Backyard Opera

View Original

Sasa Sestic & Ona Coffee


There’s no desk in Saša Šestić’s office. The owner of Ona Coffee has instead fitted out his room in the heart of the expanding Ona premises in Fyshwyck, Canberra, with a long brown couch, a low coffee table and another chair for visitors.

“Of course admin and accounts, they need their computers, but I don’t,” mused Šestić. “I’m ok with my laptop,” he noted, a charger slung across the back of the couch.

Not that a computer would get much use in Šestić’s office. Ona is not only a national coffee distributor with five locations in Canberra and Sydney, but also owns three farms in Central America and has its own green-bean sourcing arm, Project Origin. On average, since 2014, Šestić has spent 180 days each year overseas.

“These days we're working with [over] 100 farms in ten countries. Every time we go to these places, you fly for twenty four hours in a plane and then maybe you're in a car for another ten hours and then in some farms you need to go on a horse to get to a place but when you see the people that grow these awesome coffees and taste the coffees you say, ‘Wow, it's worth it.’”

Communicating this experience of transcendent wonder born out of coffee has been the mission of Ona coffee and its founder, and one that the organization is continually chasing whether at the farm, roaster or behind the bar at a café.

Šestić’s story from newly arrived immigrant, to Olympic handballer to world barista champion has been told before, most vividly in a movie directed by Jeff Hann which entitled Šestić simply as The Coffee Man. Today, however, Šestić is deepening his connections to each link in the coffee chain, starting out at source.

Back in 2012, after tasting coffee from a small farm in the mountains of Honduras, Šestić knew he had to come back.

“Standing on top of the farm I thought, ‘I'd love to be part of this community so I can experiment with them even further so we keep making these coffees,’ and at the same time I wanted to be part of the community so I could actually help to promote their coffees worldwide.”

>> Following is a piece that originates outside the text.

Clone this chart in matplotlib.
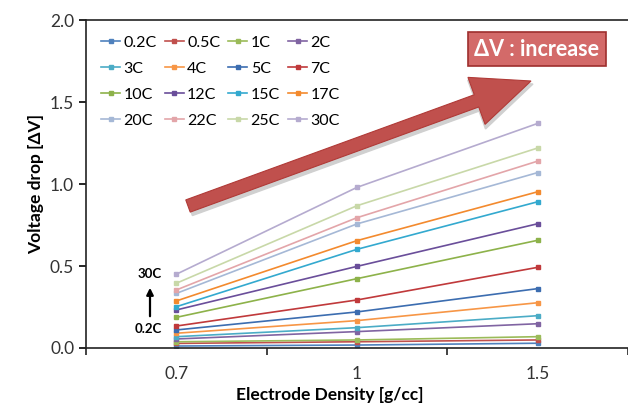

At the time, coffee from Honduras was not very well known, and not particularly popular in Australia. These beans, however, went on to win the cup of excellence, and since then, Ona has continued to spotlight coffees that come from unexpected regions. The second farm that Ona and Šestić committed to was in Nicaragua. Unlike in Honduras, with its high altitudes and perfect conditions, this farm was at a low altitude and was farmed with poor practices. Setting themselves the goal of turning that around through controlling the processing and fermentation processes has seen the beans overcome their initial setbacks. The most recent farm purchase is in Panama. At 2300 metres you can’t get agriculture much higher and having planted the most expensive varietal, Geisha, Šestić is looking forward to trying the first shipment after four years of development this year.

While coffee is what leads to these relationships, the connections have only deepened since then, and highlighted the close connections needed for successful partnerships between roasters and growers.

“There's a lot of people you become close with,” highlighted Šestić, who refers to each of the farmers as his family, “but the beauty of that is that if you know where your coffee is grown and how it's grown, if the producer is honest with you to say, ‘Hey I had a really bad harvest.” Then because they're family we look after them, we're still going to buy the coffee and we also offer them advice on how to make it better for next time.”

As we’ve seen elsewhere, as coffee’s price for the customer has increased, the amount paid to the farmer has only lowered, particularly as commodity prices for coffee have dropped. Šestić hopes that his own success can lead back into that for farmers.

“Roasters, we do well, baristas, we do well, but you go to the coffee farmers they're the ones who are struggling.”



While Šestić often sees roasters applauding themselves for the higher prices they pay for premium coffees, he has been left wondering what happens to the other 95 per cent of coffee that gets left behind.

While changing attitudes of roasters and green bean buyers is one thing, getting Australian consumers to pay more than three or four dollars for a cup of coffee is a whole different challenge, but one that Šestić and Ona have taken on. After opening their Marrickville brew bar in mid 2018, Sydneysiders were up in arms at the sight of a coffee sold for $16. While Ona Marrickville still did standard lattes, flat whites and cappuccinos for four dollars, the extended list of premium range coffees is designed to get people thinking about what other possibilities are out there for coffee.

“A lot of people look at coffee as a morning fix,” highlighted Šestić, “but coffee goes a lot beyond that. Coffee can taste like unbelievable chocolates and then it can taste fruity as well.”

Having competed at the highest levels of coffee himself, Šestić sees value in these competitions pushing coffee companies to get more out of coffee, even for the daily customer.

“It’s kind of how we are looking to predict the future of specialty coffee and that really pushes all of us to see what we can get out of the coffee,” Šestić explained.

For Ona, this has led to the development of equipment such as coffee distributors to get a more even extraction, but also new ways of approaching customers who have their set coffee order.

What this all comes down to, is Šestić’s own drive to improve the coffee experience, whether that’s in a café or on a farm. Stretching back on the couch, Šestić reflected that when he’s done, “I'd love to leave coffee in a better place than I found it. That really drives me.”